** Begin RECORDS FOR PROCESSING **

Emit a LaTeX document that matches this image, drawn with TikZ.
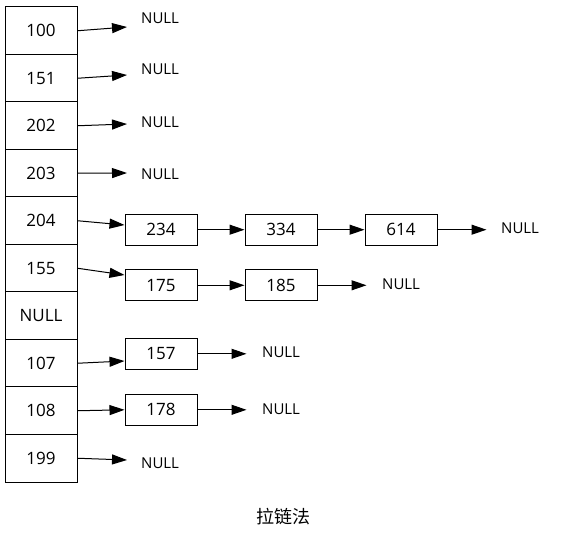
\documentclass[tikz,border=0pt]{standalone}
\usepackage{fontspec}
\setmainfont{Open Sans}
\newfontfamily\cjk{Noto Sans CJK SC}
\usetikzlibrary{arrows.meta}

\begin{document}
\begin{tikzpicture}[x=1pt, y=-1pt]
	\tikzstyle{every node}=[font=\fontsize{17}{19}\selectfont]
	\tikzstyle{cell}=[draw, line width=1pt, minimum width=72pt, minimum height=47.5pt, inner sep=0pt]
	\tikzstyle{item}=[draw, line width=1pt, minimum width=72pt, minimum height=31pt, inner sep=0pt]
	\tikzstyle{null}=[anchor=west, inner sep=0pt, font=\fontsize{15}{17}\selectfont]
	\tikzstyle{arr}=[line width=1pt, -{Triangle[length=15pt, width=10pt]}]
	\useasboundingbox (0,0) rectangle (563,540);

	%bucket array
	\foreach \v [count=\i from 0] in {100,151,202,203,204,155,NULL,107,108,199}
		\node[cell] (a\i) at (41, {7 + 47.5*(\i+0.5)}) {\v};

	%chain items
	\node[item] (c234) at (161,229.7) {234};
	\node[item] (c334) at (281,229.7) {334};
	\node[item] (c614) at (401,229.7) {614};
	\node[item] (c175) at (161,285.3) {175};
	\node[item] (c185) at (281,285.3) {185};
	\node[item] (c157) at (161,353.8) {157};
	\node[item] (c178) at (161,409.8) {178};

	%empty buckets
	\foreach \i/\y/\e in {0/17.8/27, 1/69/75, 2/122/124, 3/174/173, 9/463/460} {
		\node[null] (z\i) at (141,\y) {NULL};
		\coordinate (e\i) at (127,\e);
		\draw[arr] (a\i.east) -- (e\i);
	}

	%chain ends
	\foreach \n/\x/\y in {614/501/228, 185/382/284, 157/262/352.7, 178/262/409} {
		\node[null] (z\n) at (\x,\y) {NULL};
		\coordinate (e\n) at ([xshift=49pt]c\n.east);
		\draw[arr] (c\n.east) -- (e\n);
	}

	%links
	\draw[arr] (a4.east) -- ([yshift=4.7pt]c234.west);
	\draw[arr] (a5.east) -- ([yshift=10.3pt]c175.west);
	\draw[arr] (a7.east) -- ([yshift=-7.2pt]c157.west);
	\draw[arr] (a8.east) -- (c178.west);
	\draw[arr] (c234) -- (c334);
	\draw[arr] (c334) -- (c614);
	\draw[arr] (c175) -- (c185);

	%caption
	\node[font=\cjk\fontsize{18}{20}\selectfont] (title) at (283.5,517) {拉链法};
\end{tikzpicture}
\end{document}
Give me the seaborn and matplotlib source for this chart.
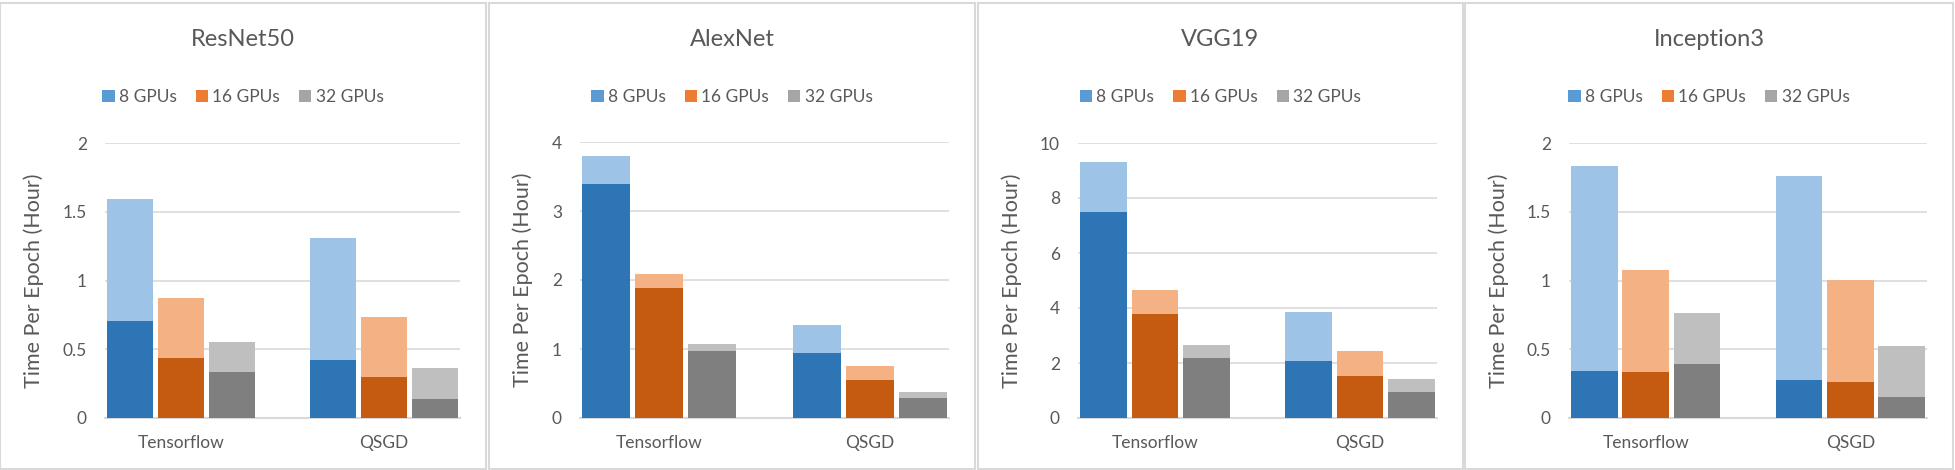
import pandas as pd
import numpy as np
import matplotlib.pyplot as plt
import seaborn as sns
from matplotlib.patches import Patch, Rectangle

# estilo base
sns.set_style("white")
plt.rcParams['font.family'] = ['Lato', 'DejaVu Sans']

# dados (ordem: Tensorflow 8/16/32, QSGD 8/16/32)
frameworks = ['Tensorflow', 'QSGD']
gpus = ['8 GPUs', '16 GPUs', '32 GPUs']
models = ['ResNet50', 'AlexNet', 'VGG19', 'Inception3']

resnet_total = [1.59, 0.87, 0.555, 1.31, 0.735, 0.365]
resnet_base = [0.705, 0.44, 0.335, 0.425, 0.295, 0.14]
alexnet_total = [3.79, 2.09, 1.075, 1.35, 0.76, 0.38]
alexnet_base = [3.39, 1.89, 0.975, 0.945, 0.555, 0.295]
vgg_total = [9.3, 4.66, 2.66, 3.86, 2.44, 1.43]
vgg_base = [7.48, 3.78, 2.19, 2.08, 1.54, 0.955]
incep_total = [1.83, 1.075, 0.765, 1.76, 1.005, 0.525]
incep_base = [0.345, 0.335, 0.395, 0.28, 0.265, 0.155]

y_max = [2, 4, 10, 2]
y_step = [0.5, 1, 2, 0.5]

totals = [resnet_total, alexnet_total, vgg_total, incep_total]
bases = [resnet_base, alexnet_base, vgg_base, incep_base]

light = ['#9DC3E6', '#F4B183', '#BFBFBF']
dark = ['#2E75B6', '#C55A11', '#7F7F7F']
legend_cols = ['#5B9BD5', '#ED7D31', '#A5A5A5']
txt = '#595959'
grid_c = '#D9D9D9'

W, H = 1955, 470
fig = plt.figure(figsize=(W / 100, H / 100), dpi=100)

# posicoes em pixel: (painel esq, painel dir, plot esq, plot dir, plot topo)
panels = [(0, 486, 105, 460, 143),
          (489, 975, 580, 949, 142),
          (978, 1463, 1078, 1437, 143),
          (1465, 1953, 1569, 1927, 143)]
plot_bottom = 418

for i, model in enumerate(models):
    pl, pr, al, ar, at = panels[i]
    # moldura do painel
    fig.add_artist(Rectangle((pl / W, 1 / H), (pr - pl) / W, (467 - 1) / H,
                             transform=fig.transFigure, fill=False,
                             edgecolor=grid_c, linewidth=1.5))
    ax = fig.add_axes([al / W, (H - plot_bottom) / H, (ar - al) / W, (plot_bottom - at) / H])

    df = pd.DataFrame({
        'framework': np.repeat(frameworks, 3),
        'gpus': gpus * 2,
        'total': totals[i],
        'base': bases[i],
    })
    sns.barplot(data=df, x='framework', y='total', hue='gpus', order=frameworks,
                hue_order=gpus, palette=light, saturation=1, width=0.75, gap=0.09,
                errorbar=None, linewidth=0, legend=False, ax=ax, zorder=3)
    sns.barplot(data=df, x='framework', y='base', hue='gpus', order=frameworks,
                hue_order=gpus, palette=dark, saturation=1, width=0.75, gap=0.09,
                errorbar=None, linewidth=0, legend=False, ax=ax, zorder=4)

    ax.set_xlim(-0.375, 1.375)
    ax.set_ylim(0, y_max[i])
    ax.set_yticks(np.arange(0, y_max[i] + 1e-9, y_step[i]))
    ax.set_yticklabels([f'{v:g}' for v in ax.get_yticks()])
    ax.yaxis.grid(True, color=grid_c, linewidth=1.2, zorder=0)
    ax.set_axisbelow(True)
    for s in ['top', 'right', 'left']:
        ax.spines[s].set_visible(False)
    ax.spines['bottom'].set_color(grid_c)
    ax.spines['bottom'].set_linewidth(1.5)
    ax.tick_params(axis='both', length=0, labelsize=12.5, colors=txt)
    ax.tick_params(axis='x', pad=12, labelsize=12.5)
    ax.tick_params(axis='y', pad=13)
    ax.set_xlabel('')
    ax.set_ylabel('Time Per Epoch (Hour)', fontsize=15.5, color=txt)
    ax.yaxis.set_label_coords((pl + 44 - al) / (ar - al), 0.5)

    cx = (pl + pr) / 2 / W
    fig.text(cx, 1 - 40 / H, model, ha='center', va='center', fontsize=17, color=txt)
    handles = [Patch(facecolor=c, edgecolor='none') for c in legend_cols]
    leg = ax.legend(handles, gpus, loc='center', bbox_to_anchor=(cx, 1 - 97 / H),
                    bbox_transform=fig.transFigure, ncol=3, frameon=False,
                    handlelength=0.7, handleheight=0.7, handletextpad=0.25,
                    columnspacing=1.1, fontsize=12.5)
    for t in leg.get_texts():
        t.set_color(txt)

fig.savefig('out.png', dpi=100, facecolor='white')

** End RECORDS FOR PROCESSING **

From the line that has "Give me the" through the line that has "ax = fig.add_axes([al", reproduce each line exactly as it stands and nothing else; do not include any pictures.

## RESULT FOR THIS EXERCISE
Give me the seaborn and matplotlib source for this chart.
import pandas as pd
import numpy as np
import matplotlib.pyplot as plt
import seaborn as sns
from matplotlib.patches import Patch, Rectangle

# estilo base
sns.set_style("white")
plt.rcParams['font.family'] = ['Lato', 'DejaVu Sans']

# dados (ordem: Tensorflow 8/16/32, QSGD 8/16/32)
frameworks = ['Tensorflow', 'QSGD']
gpus = ['8 GPUs', '16 GPUs', '32 GPUs']
models = ['ResNet50', 'AlexNet', 'VGG19', 'Inception3']

resnet_total = [1.59, 0.87, 0.555, 1.31, 0.735, 0.365]
resnet_base = [0.705, 0.44, 0.335, 0.425, 0.295, 0.14]
alexnet_total = [3.79, 2.09, 1.075, 1.35, 0.76, 0.38]
alexnet_base = [3.39, 1.89, 0.975, 0.945, 0.555, 0.295]
vgg_total = [9.3, 4.66, 2.66, 3.86, 2.44, 1.43]
vgg_base = [7.48, 3.78, 2.19, 2.08, 1.54, 0.955]
incep_total = [1.83, 1.075, 0.765, 1.76, 1.005, 0.525]
incep_base = [0.345, 0.335, 0.395, 0.28, 0.265, 0.155]

y_max = [2, 4, 10, 2]
y_step = [0.5, 1, 2, 0.5]

totals = [resnet_total, alexnet_total, vgg_total, incep_total]
bases = [resnet_base, alexnet_base, vgg_base, incep_base]

light = ['#9DC3E6', '#F4B183', '#BFBFBF']
dark = ['#2E75B6', '#C55A11', '#7F7F7F']
legend_cols = ['#5B9BD5', '#ED7D31', '#A5A5A5']
txt = '#595959'
grid_c = '#D9D9D9'

W, H = 1955, 470
fig = plt.figure(figsize=(W / 100, H / 100), dpi=100)

# posicoes em pixel: (painel esq, painel dir, plot esq, plot dir, plot topo)
panels = [(0, 486, 105, 460, 143),
          (489, 975, 580, 949, 142),
          (978, 1463, 1078, 1437, 143),
          (1465, 1953, 1569, 1927, 143)]
plot_bottom = 418

for i, model in enumerate(models):
    pl, pr, al, ar, at = panels[i]
    # moldura do painel
    fig.add_artist(Rectangle((pl / W, 1 / H), (pr - pl) / W, (467 - 1) / H,
                             transform=fig.transFigure, fill=False,
                             edgecolor=grid_c, linewidth=1.5))
    ax = fig.add_axes([al / W, (H - plot_bottom) / H, (ar - al) / W, (plot_bottom - at) / H])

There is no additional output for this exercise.